Wacky Tobacky, Knobby Kabob
Though Narah Café (2896 W. Pioneer Pkwy., Dalworthington Gardens) has been open just a few months, many have already fallen for its charms: friendly service, languid coffeehouse atmosphere, and slick (if a bit too bright) décor. Notice Chow, Baby didn’t list “great food.”
Narah bills itself as a “Mediterranean Grill & Hookah Lounge,” and on a recent Tuesday evening only Chow, Baby and its beloved were unhip enough to be there for the first half of the equation. By 9 pm, most of the tables and couches were occupied by sextets of college students sharing pipefuls of fruited tobacco ($10.95; $15.95 for owner Samir al Faleh’s “Starbuzz” blend). Yes, Tarrant County’s young people are jumping on the latest “new” trend – of course, hookah-lounge madness swept the rest of the country two years ago, but we’re usually five years behind the curve, so in a sense we’re ahead. Cool.
Fortunately, Chow, Baby is not anti-smoking – heck, it still mourns the mid-1990s demise of Balkan Sobranie cigarettes (from “the finest Yenidje tobacco,” mmm) – and didn’t mind eating in a haze-filled room. At least, not at first. We started with nice creamy hummus ($4.50) and doughy spinach pies ($4.95), then a thick, flavorful lemon lentil soup (included with entrées, or $2.50 à la carte). A promising start, but unfortunately, and like so much else in Chow, Baby’s life these days, Narah sags in the middle. Entrées followed a formula: overcooked meat served with boring, unadorned rice, with a quarter of nearly raw onion and a tomato wedge filling the “with grilled vegetables” slot. Chow, Baby’s lamb kabob ($11.95) had a nice gamey aroma but was charred to near-briquetteness; only the two biggest chunks were still tender in the middle (not juicy, just a bit tender).

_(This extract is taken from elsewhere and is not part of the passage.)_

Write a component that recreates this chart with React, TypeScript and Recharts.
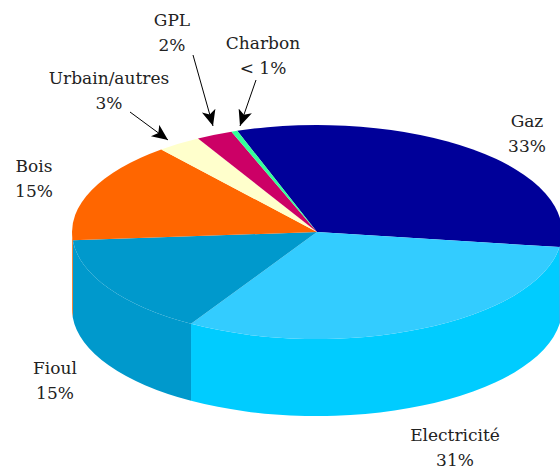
import React from "react";
import { PieChart, Pie, Cell } from "recharts";

// Energy mix as a tilted 3D pie: Recharts computes the angles, the shape squashes them
const names = ["Gaz", "Electricité", "Fioul", "Bois", "Urbain/autres", "GPL", "Charbon"];
const shares = [32.6, 31.4, 15.2, 15.3, 2.9, 2.4, 0.4];
const shareLabels = ["33%", "31%", "15%", "15%", "3%", "2%", "< 1%"];
const colors = ["#000099", "#33CCFF", "#0099CC", "#FF6600", "#FFFFCC", "#CC0066", "#33FF99"];
const wallColors = ["#000099", "#00CCFF", "#0099CC", "#FF6600", "#FFFFCC", "#CC0066", "#33FF99"];

const data = names.map((name, i) => ({ name, value: shares[i] }));

const WIDTH = 560;
const HEIGHT = 470;
const CX = 317;
const CY = 232;
const RX = 245;
const RY = 107;
const DEPTH = 77;
const FONT = "'DejaVu Serif', serif";

// label centres, first line baseline
const labelSpots = [
  { x: 527, y: 127 },
  { x: 455, y: 441 },
  { x: 55, y: 374 },
  { x: 34, y: 172 },
  { x: 109, y: 84 },
  { x: 172, y: 26 },
  { x: 263, y: 49 },
];

const arrows = [
  { x1: 130, y1: 112, x2: 168, y2: 140 },
  { x1: 193, y1: 55, x2: 213, y2: 126 },
  { x1: 256, y1: 80, x2: 240, y2: 126 },
];

const point = (angle: number, dy = 0) => {
  const r = (angle * Math.PI) / 180;
  return `${CX + RX * Math.cos(r)} ${CY - RY * Math.sin(r) + dy}`;
};

function Slice3D(props: any) {
  const { startAngle, endAngle, index } = props;
  const large = Math.abs(startAngle - endAngle) > 180 ? 1 : 0;
  const top = `M ${CX} ${CY} L ${point(startAngle)} A ${RX} ${RY} 0 ${large} 1 ${point(endAngle)} Z`;
  // only the part of the rim facing the viewer gets a wall
  const hi = Math.min(startAngle, 0);
  const lo = Math.max(endAngle, -180);
  return (
    <g>
      {hi > lo && (
        <path
          fill={wallColors[index]}
          d={`M ${point(hi)} A ${RX} ${RY} 0 0 1 ${point(lo)} L ${point(lo, DEPTH)} A ${RX} ${RY} 0 0 0 ${point(hi, DEPTH)} Z`}
        />
      )}
      <path fill={colors[index]} d={top} />
    </g>
  );
}

function SliceLabel(props: any) {
  const { index, name } = props;
  const spot = labelSpots[index];
  return (
    <text x={spot.x} y={spot.y} textAnchor="middle" fontFamily={FONT} fontSize={17} fill="#222">
      <tspan x={spot.x}>{name}</tspan>
      <tspan x={spot.x} dy={25}>
        {shareLabels[index]}
      </tspan>
    </text>
  );
}

export default function App() {
  return (
    <div style={{ position: "absolute", left: 0, top: 0, width: WIDTH, height: HEIGHT }}>
      <PieChart width={WIDTH} height={HEIGHT} margin={{ top: 0, right: 0, bottom: 0, left: 0 }}>
        <defs>
          <marker id="head" markerUnits="userSpaceOnUse" markerWidth="18" markerHeight="16" refX="16" refY="7" orient="auto">
            <path d="M0 0 L16 7 L0 14 L4 7 Z" fill="#000" />
          </marker>
        </defs>
        <Pie
          data={data}
          dataKey="value"
          nameKey="name"
          cx={CX}
          cy={CY}
          innerRadius={0}
          outerRadius={RX}
          startAngle={109}
          endAngle={-251}
          paddingAngle={0}
          stroke="none"
          shape={Slice3D}
          label={SliceLabel}
          labelLine={false}
          isAnimationActive={false}
        >
          {data.map((d, i) => (
            <Cell key={d.name} fill={colors[i]} />
          ))}
        </Pie>
        {arrows.map((a, i) => (
          <line key={i} {...a} stroke="#000" strokeWidth={1} markerEnd="url(#head)" />
        ))}
      </PieChart>
    </div>
  );
}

And Chow, Baby has never had such dry, flavorless beef shawarma ($8.95). Raspberry-syrup-drizzled rice pudding ($3.50) was pleasant, though.
The best bets here are the sandwiches: For about $6, you can get any of the meats in a toasted pita, with tahini sauce for juice and grilled veggies for flavor. Indeed, that’s what most of the hookah-lovers were chomping on between tokes; extra credit for being smart as well as hip. Chow, Baby, being just one of those, will go eat someplace else.
Breaking News of the Week
Normally Chow, Baby doesn’t get too excited about announcements that a great new restaurant is planning to open here. For one, Chow, Baby is hungry right now; we’ll worry about later later. For two, restaurants never, ever, actually open when they think they will. Like, the mid-January opening of Olenjack’s Grille has already been pushed back to February. And Chow, Baby isn’t making reservations for April 1, the latest target date (of many) for Grady Spears’s long-promised 80 West.
But this one is worth saving tummy room for: Jean-Michel Sakouhi, who used to run The Balcony (and Dallas’ Le Paris Bistrot, later called Figaro Café), has signed up for 4,100 square feet in Bank One Tower. He’s planning a fancy French restaurant, natch, to be called The Vault, but with some of the Balcony’s signature dishes. So if all goes as planned, in March (or April, or May) Chow, Baby should be able to fill up with rack of lamb and Spanish freshwater shrimp. How do you say Yee-haw in French?